Chaos theory generates another particularly wonderful question: how long is the coastline of Britain? Easy right? Why not just use a ruler to measure the coastline? But what size ruler do you use? If you made the ruler smaller, and more accurate-it would be able to measure small kinks in the coastline that you previously could not. The overall length of the coastline would thus increase using this smaller ruler. Reduce the size of the ruler even more, and even smaller kinks would be accessible; once again, the total length would increase, and so on and so on. If the ruler were infinitesimally small, the coastline would be infinitely large in size. This is an example of a fractal, another bizarre feature of this bizarre theory.

Fractals are everywhere. The branches of trees have themselves branches that, upon zooming in, would look very similar to the larger branching patterns. The nerves in your body branch out in a similar, semi-repeating way. Cities even have fractal patterns: as they develop, they branch out. When these branches gain enough of a certain critical mass - population, money, infrastructure, etc. - then they start to branch out in a similar way. Fractals are ways of seeing infinity.

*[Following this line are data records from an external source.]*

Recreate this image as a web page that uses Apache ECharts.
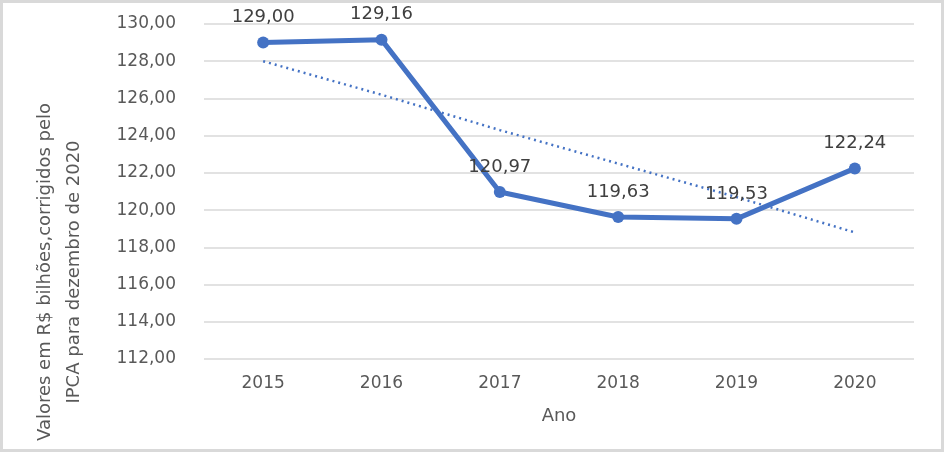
<!DOCTYPE html>
<html><head><meta charset="utf-8">
<script src="https://cdn.jsdelivr.net/npm/echarts@6/dist/echarts.min.js"></script>
<style>html,body{margin:0;padding:0;background:#fff}#c{width:945px;height:453px}</style>
</head><body><div id="c"></div>
<script>
const categories = ['2015','2016','2017','2018','2019','2020'];
const values = [129.00, 129.16, 120.97, 119.63, 119.53, 122.24];
const trendValues = [128.0, 126.2, 124.3, 122.5, 120.7, 118.8];
const yMin = 112, yMax = 130, yStep = 2;
const xTitle = 'Ano';
const yTitleLines = ['Valores em R$ bilhões,corrigidos pelo', 'IPCA para dezembro de 2020'];

const FONT = 'DejaVu Sans';
const fmt = v => v.toFixed(2).replace('.', ',');
const chart = echarts.init(document.getElementById('c'), null, {renderer:'canvas'});
chart.setOption({
  animation:false,
  backgroundColor:'#fff',
  grid:{left:204, right:31, top:24, bottom:94},
  xAxis:{
    type:'category', data:categories, boundaryGap:true,
    axisLine:{show:false}, axisTick:{show:false},
    axisLabel:{color:'#595959', fontFamily:FONT, fontSize:17, margin:16},
    name:xTitle, nameLocation:'middle', nameGap:48,
    nameTextStyle:{color:'#595959', fontFamily:FONT, fontSize:18}
  },
  yAxis:{
    type:'value', min:yMin, max:yMax, interval:yStep,
    axisLine:{show:false}, axisTick:{show:false},
    splitLine:{lineStyle:{color:'#d9d9d9', width:1.5}},
    axisLabel:{color:'#595959', fontFamily:FONT, fontSize:17, margin:28, formatter:fmt}
  },
  series:[
    {type:'line', data:trendValues, symbol:'none', silent:true,
     lineStyle:{color:'#4472C4', width:2.5, type:[2,4]}},
    {type:'line', data:values, symbol:'circle', symbolSize:12,
     itemStyle:{color:'#4472C4'}, lineStyle:{color:'#4472C4', width:5},
     label:{show:true, position:'top', distance:10, color:'#404040', fontFamily:FONT, fontSize:18,
            formatter:p=>fmt(p.value)}}
  ],
  graphic:[
    {type:'rect', shape:{x:1.5, y:1.5, width:941, height:449}, style:{fill:null, stroke:'#d9d9d9', lineWidth:3}, silent:true},
    {type:'text', x:45, y:272, rotation:Math.PI/2,
     style:{text:yTitleLines[0], fill:'#595959', font:'18px "DejaVu Sans"', align:'center', verticalAlign:'middle'}},
    {type:'text', x:74, y:272, rotation:Math.PI/2,
     style:{text:yTitleLines[1], fill:'#595959', font:'18px "DejaVu Sans"', align:'center', verticalAlign:'middle'}}
  ]
});
</script></body></html>
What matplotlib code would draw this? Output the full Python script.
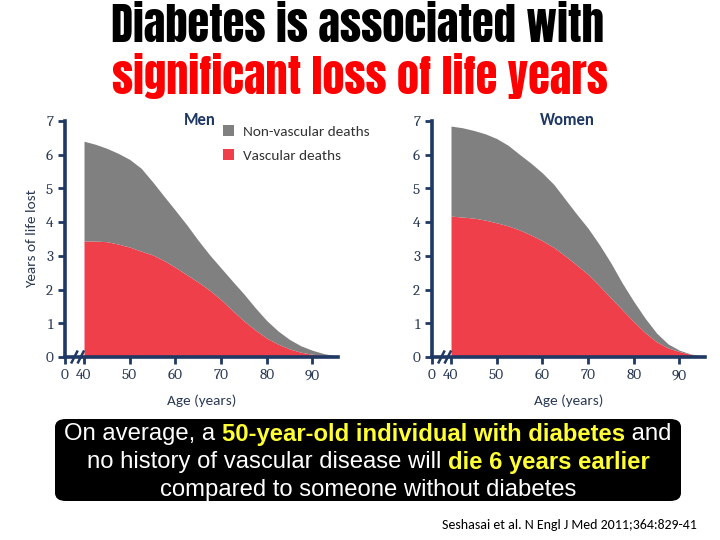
import matplotlib
matplotlib.use("Agg")
import matplotlib.pyplot as plt
from matplotlib import font_manager
from matplotlib.patches import FancyBboxPatch, Patch

# ages (years) at which the curves were read
ages = [40, 42.5, 45, 47.5, 50, 52.5, 55, 57.5, 60, 62.5, 65, 67.5, 70,
        72.5, 75, 77.5, 80, 82.5, 85, 87.5, 90, 92.5, 95]

# Men: total years lost (top of grey) and vascular part (red)
men_total = [6.40, 6.31, 6.19, 6.04, 5.86, 5.60, 5.20, 4.77, 4.35, 3.92, 3.46, 3.03, 2.64,
             2.25, 1.87, 1.46, 1.08, 0.77, 0.52, 0.33, 0.20, 0.10, 0.04]
men_vascular = [3.44, 3.44, 3.42, 3.35, 3.26, 3.14, 3.03, 2.86, 2.66, 2.44, 2.22, 1.98, 1.70,
                1.38, 1.07, 0.80, 0.56, 0.38, 0.24, 0.14, 0.08, 0.05, 0.02]

# Women
women_total = [6.85, 6.80, 6.72, 6.62, 6.48, 6.28, 6.01, 5.75, 5.46, 5.12, 4.68, 4.24, 3.82,
               3.33, 2.79, 2.19, 1.65, 1.15, 0.71, 0.39, 0.20, 0.09, 0.03]
women_vascular = [4.18, 4.15, 4.12, 4.06, 3.98, 3.89, 3.77, 3.62, 3.45, 3.25, 3.00, 2.73, 2.45,
                  2.11, 1.75, 1.40, 1.05, 0.72, 0.45, 0.27, 0.16, 0.08, 0.02]

x_ticks = [40, 50, 60, 70, 80, 90]
y_ticks = [0, 1, 2, 3, 4, 5, 6, 7]

GREY = "#808080"
RED = "#EE3F4A"
NAVY = "#1F3864"
TXT = "#2B3A55"
X_MIN, X_MAX = 35.84, 95.6

installed = {f.name for f in font_manager.fontManager.ttflist}


def pick(*cands):
    for c in cands:
        if c in installed:
            return c
    return "DejaVu Sans"


IMPACT = pick("Anton", "Oswald", "Bebas Neue", "Fjalla One", "DejaVu Sans")
NARROW = pick("Carlito", "Roboto Condensed", "Archivo Narrow", "Open Sans")
CALIBRI = pick("Carlito", "Open Sans")
CAMBRIA = pick("Caladea", "DejaVu Serif")
ARIAL = pick("Liberation Sans", "Arimo", "DejaVu Sans")

fig = plt.figure(figsize=(7.2, 5.4), dpi=100)
renderer = fig.canvas.get_renderer()


def fit_text(t, width_px):
    # scale a text so its width matches the reference width
    w = t.get_window_extent(renderer).width
    t.set_fontsize(t.get_fontsize() * width_px / w)


# title (two coloured lines)
t1 = fig.text(358 / 720, 1 - 26 / 540, "Diabetes is associated with", ha="center", va="center",
              family=IMPACT, fontsize=30, color="black")
t2 = fig.text(360 / 720, 1 - 76 / 540, "significant loss of life years", ha="center", va="center",
              family=IMPACT, fontsize=30, color="#FF0000")
fit_text(t1, 493)
fit_text(t2, 495)

ax_m = fig.add_axes([65 / 720, 1 - 357 / 540, 273 / 720, 236 / 540])
ax_w = fig.add_axes([432 / 720, 1 - 357 / 540, 273 / 720, 236 / 540])

for ax, total, vasc, name, cx in [(ax_m, men_total, men_vascular, "Men", 200),
                                  (ax_w, women_total, women_vascular, "Women", 567)]:
    ax.fill_between(ages, 0, vasc, color=RED, lw=0, zorder=1)
    ax.fill_between(ages, vasc, total, color=GREY, lw=0, zorder=1)
    ax.set_xlim(X_MIN, X_MAX)
    ax.set_ylim(0, 7)
    for s in ["top", "right"]:
        ax.spines[s].set_visible(False)
    for s in ["left", "bottom"]:
        ax.spines[s].set_color(NAVY)
        ax.spines[s].set_linewidth(2.6)
    ax.set_xticks([X_MIN] + x_ticks)
    ax.set_xticklabels(["0"] + [str(t) for t in x_ticks])
    ax.set_yticks(y_ticks)
    ax.tick_params(axis="both", colors=NAVY, width=2, length=5, labelcolor=TXT,
                   labelsize=11)
    for lab in ax.get_xticklabels() + ax.get_yticklabels():
        lab.set_family(CAMBRIA)
    ax.set_xlabel("Age (years)", family=CALIBRI, fontsize=11, color=TXT, labelpad=9)
    ax.patch.set_alpha(0)
    # axis break marks
    for x0 in (37.3, 38.7):
        ax.plot([x0, x0 + 1.2], [-0.16, 0.16], color=NAVY, lw=1.8, clip_on=False, zorder=5)
    fig.text(cx / 720, 1 - 120 / 540, name, ha="center", va="center",
             family=CALIBRI, weight="bold", fontsize=12, color=NAVY)

ax_m.set_ylabel("Years of life lost", family=CALIBRI, fontsize=11, color=TXT, labelpad=5)

handles = [Patch(facecolor=GREY, edgecolor="none", label="Non-vascular deaths"),
           Patch(facecolor=RED, edgecolor="none", label="Vascular deaths")]
leg = fig.legend(handles=handles, loc="upper left", bbox_to_anchor=(209 / 720, 1 - 111 / 540),
                 frameon=False, handlelength=0.75, handleheight=0.75, handletextpad=0.6,
                 labelspacing=0.75, prop={"family": CALIBRI, "size": 11})
for t in leg.get_texts():
    t.set_color("#333333")

# black summary box with highlighted text
box = FancyBboxPatch((55 / 720, 1 - 501 / 540), 626 / 720, 82 / 540,
                     boxstyle="round,pad=0,rounding_size=0.015", transform=fig.transFigure,
                     facecolor="black", edgecolor="none")
fig.patches.append(box)

lines = [
    [("On average, a ", "white", "normal"), ("50-year-old individual with diabetes", "#FFFF33", "bold"),
     (" and", "white", "normal")],
    [("no history of vascular disease will ", "white", "normal"), ("die 6 years earlier", "#FFFF33", "bold")],
    [("compared to someone without diabetes", "white", "normal")],
]
line_y = [434, 462, 490]


def draw_line(parts, py, size):
    texts = []
    x = 0.0
    for s, c, w in parts:
        t = fig.text(x, 1 - py / 540, s, ha="left", va="center", color=c, weight=w,
                     family=ARIAL, fontsize=size)
        texts.append(t)
        x += t.get_window_extent(renderer).width / fig.bbox.width
    start = 368 / 720 - x / 2
    off = 0.0
    for t in texts:
        t.set_x(start + off)
        off += t.get_window_extent(renderer).width / fig.bbox.width
    return texts, x * fig.bbox.width


# size the box text so the first line spans the same width as in the reference
probe, w0 = draw_line(lines[0], line_y[0], 15)
for t in probe:
    t.remove()
box_size = 15 * 611 / w0
for parts, py in zip(lines, line_y):
    draw_line(parts, py, box_size)

cite = fig.text(697 / 720, 1 - 525 / 540, "Seshasai et al. N Engl J Med 2011;364:829-41",
                ha="right", va="center", family=NARROW, fontsize=10, color="black")
fit_text(cite, 256)

fig.savefig("out.png", dpi=100)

Infinity does certainly imply chaos, but order once again emerges out of it. For example, the global distribution of earthquakes is known to fit a mathematical pattern. This pattern was difficult to see until someone realized the pattern was fractal. And let me ask you this: have you ever considered your life as a form of fractals?

Precisely at sundown in the desert of central Arizona, a Navajo woman once asked me, “What is your life like?” What on Earth would you say in this situation? Would you give a one-word answer, followed by a shrug? Would you perhaps describe that first person, place or overriding emotion in your mind? You could instead give a much more retrospective answer, taking the last few years of your life into account, rather than delivering a succinct linguistic payload based on the very last thing to occur to you. You could have tripped and fallen, gotten a raise, finally asked someone out, realized you left the front door open, unexpectedly thought of someone you have not seen in years that you either love or hate, failed to remember that boy or girl’s name, offended an entire nation, brought peace to a city, finished your masterpiece or ruined it, just realized that the numerical value of Pi looks like the word “pie” when seen in a mirror, discovered you have an imaginary pink rabbit following you around, or, just perhaps, you have recently stumbled across something that everyone on this pale blue dot should find out about. It all depends on how small you decide to look. Do you look at and consider each tiny individual event and wonder why they happened in isolation, or do you stand back, observe the system, and find your strange attractors, those moments you seem to settle on, and find the order in all your chaos?

Chaos theory is a difficult topic to stop thinking about. After all, even reading this article is generating chaos in both your life and your own consciousness. So if you have ever sat down after a long week, exhausted from deadlines and thoughts and considerations and hopes and regrets, and wondered why your life seems so chaotic, especially in retrospect, you can look far back in time and blame a dinosaur, or a butterfly, or perhaps a philosopher writing his imagination and ruminations on the universe down on a piece of paper. And when someone in a job interview asks you where you see yourself in five years time, point to chaos theory, and state that you could be anywhere, from joining a travelling circus as a trapeze artist to burying a box on a remote Japanese island. After all, it’s scientifically sound to say so.